Непомерная тяжесть империи — власть королей, в наивысших расцветах своих вознесений над Египтом, над Поднебесной Цинь Ши-хуанди, сверхплотный, из инопланетного материала, порядок с ножами и чашами для жертвенной человечины, глыбистое наваждение крепостей и кумирен, миллионоголовая тьма ползет по грязи догрызать людоедов — разрешилась легонькими мумиями, сушеными идолами, наивно и святотатственно, по прихоти чужеземцев, перетаскиваемыми отсюда туда.

Солидарность господ — победителей и рабов, соединенных на миг почтеньем к монаршему титулу; это ли не окончание войны, благородный, сардонический финал.

Эпоним бесплодия и безмолвия, мумия, взяв посредником Гарсиласо, первого латиноамериканца в истории, извергает из себя новую на континенте словесность — в знаменательнейшем романе ее дети, играя, волокут из угла в угол непомнящих пересохших старушек, по крайней мере одну, свою бабку и тетку.

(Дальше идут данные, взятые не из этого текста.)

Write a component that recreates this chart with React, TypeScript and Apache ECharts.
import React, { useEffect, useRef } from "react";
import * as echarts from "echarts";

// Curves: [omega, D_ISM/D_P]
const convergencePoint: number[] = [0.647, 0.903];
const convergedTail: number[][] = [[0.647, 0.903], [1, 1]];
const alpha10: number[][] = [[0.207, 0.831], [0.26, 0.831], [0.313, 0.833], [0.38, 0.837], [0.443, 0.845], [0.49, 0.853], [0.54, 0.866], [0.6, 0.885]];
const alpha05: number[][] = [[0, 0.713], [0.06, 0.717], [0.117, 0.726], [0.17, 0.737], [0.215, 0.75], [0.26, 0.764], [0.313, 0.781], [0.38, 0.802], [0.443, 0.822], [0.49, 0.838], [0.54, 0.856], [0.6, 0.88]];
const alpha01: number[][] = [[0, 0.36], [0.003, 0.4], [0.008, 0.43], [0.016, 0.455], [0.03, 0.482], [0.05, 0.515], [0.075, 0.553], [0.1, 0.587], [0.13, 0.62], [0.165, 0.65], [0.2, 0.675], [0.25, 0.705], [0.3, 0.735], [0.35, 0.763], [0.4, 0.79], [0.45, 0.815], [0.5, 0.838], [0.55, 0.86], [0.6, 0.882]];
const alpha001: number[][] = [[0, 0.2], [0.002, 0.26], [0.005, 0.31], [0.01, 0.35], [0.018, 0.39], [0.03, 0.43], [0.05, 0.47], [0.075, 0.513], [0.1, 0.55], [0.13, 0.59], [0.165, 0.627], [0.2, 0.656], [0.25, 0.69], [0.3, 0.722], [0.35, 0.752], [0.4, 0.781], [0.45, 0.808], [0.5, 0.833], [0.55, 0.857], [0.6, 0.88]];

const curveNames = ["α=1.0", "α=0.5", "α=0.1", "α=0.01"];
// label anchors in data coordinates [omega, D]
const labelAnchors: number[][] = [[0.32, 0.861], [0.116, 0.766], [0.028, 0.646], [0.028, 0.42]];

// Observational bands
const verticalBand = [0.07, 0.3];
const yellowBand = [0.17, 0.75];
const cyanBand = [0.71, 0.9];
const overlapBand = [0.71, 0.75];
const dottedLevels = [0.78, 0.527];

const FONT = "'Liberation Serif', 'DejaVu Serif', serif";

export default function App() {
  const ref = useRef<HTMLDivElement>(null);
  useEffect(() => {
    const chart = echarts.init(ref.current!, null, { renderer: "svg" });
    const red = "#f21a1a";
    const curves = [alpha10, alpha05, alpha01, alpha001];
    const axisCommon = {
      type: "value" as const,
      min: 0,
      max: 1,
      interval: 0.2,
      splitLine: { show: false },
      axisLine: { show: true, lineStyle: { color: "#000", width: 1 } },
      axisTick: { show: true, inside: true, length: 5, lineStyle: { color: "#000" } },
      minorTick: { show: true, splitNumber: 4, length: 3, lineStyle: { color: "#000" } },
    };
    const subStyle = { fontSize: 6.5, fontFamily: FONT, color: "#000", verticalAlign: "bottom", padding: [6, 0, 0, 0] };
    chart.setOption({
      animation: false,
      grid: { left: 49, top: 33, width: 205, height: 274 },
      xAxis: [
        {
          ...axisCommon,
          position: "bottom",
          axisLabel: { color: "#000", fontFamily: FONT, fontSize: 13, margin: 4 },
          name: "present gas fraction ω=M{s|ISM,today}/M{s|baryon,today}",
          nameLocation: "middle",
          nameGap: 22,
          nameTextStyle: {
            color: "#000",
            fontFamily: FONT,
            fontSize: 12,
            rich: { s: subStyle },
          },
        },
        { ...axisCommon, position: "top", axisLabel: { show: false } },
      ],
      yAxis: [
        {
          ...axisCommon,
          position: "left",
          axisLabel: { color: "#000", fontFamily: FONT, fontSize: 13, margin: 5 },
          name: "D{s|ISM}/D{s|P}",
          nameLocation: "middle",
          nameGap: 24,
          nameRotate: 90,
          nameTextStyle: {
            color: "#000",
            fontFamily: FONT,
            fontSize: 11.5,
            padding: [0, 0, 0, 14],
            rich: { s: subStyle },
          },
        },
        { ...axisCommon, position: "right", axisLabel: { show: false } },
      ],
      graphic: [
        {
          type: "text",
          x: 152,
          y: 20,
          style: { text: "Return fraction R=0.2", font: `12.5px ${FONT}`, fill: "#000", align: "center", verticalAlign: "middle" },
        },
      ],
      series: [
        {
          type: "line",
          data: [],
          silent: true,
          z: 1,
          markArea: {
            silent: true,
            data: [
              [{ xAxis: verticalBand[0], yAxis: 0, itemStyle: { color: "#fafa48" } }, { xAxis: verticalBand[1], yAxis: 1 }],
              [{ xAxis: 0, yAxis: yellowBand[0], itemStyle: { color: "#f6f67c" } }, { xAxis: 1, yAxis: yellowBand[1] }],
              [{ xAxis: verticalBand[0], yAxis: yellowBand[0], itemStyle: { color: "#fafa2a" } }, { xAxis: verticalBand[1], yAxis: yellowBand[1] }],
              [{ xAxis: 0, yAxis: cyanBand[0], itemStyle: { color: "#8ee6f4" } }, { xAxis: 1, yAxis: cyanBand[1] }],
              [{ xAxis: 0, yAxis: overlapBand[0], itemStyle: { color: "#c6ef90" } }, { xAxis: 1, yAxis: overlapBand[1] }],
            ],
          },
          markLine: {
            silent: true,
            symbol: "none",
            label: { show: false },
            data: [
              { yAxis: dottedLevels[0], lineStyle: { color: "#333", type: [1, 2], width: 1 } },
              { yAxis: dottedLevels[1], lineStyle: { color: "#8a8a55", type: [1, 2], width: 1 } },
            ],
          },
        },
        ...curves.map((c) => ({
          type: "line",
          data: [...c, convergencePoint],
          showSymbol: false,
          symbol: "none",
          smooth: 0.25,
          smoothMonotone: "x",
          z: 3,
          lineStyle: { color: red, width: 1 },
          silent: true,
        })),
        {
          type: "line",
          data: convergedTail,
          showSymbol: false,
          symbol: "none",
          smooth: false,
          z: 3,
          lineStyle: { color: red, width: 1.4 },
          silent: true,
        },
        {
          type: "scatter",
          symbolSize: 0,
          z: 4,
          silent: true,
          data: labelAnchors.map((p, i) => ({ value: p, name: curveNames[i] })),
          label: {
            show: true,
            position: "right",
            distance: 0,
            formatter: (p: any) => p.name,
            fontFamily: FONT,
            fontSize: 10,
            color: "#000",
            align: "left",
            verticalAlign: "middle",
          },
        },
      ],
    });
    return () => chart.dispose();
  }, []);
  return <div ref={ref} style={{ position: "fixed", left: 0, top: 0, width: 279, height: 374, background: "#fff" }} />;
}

Не побрезгуем и четвертым. Безадресное, ко всякому, кто услышит, обращенье живых. Остановленность умерщвленных, просящих о том же, они сами не знают, о чем, как, впрочем, и мнимо живые. Мольба и взывание, поскромней, не таким торжественным слогом. Простое выражение, выражение как жалоба, думал ли о ней Гарсиласо.

Профили освобожденных

Мысль развернуть эти профили освобожденных внушена была предрассветной порой, муторность которой достойна того, чтобы самостоятельно владеть каким-нибудь текстом, и так еще будет, я полагаю. Учитывая, что побужденье к очерчиванию каждого из предлагаемых профилей тоже навеяно заполуночным сквознячком, шептавшим тему, исходное впечатление, цвет карандашный и выбор героя, греза, дай только ей на письме разгуляться, извратила бы объем повнушительней, чем десяток-другой страниц. Противник тумана, я хотел рассказать о привидевшемся по возможности ясно, причем степень ясности и, как результат, понимание смысла оконтуренных фигур должны увеличиться от их соседства — я безропотно исполнил приказ, сделавший меня своим проводником.

* * *

Моя расплющенность в школе. Мозг протестует разложить систематично, для жизни ли картина? Чересчур для жизни, в эссенциальном, формульно-скрижальном ее выражении. А эпизоды — беспременно; эписодии, вывожу я дрогнувшей рукой, дабы, как в детстве, любознательный мальчик, проскандировать из однотомника терракотовых греков. Изнемогающая оскорбленность, будто с макушкой окунули в мазут иль в нужник. Горячий Эн Эн в капитальном, навеки единственном своем фолианте, сам себе сострадает в широких страницах: десять лет проползал под партами, и носками ботинок по ребрам, почки тоже отбиты. И без этих крайностей в ощущениях брат. Заусенистым утром, недоварив завтрак в желудке, чуть что готовом опорожниться от напряжения нервов, и мечется, порхает трясогузкино сердчишко, вбегал, мечтая выплакаться, ужасаясь разрыдаться, в цементную зябкость предбанника-вестибюля и неизменно, понимаете ли, неизменно опаздывал, какая-то патология, я не мог прийти вовремя, просто не получалось, сколько б по месту порока ни заставляли с переполненным мочой пузырем на елозящих ножках выстаивать под часами, чтоб спустя двадцать проклятых минут шутовское фамилие высмеять на телептицей, как горбатенький всхлипнул поэт, барабанной, горнистой линейке, сколько бы сам, и ведь домашние ласкали заботой, ни заклинал себя сжиться с будильником, — нет, запинался, не успевал добежать, мелкая внутренность бунтовала, ибо там, за порогом меня ждал, меня ждало и ждали — сейчас, если не погнутся слова, более нежели. Ах.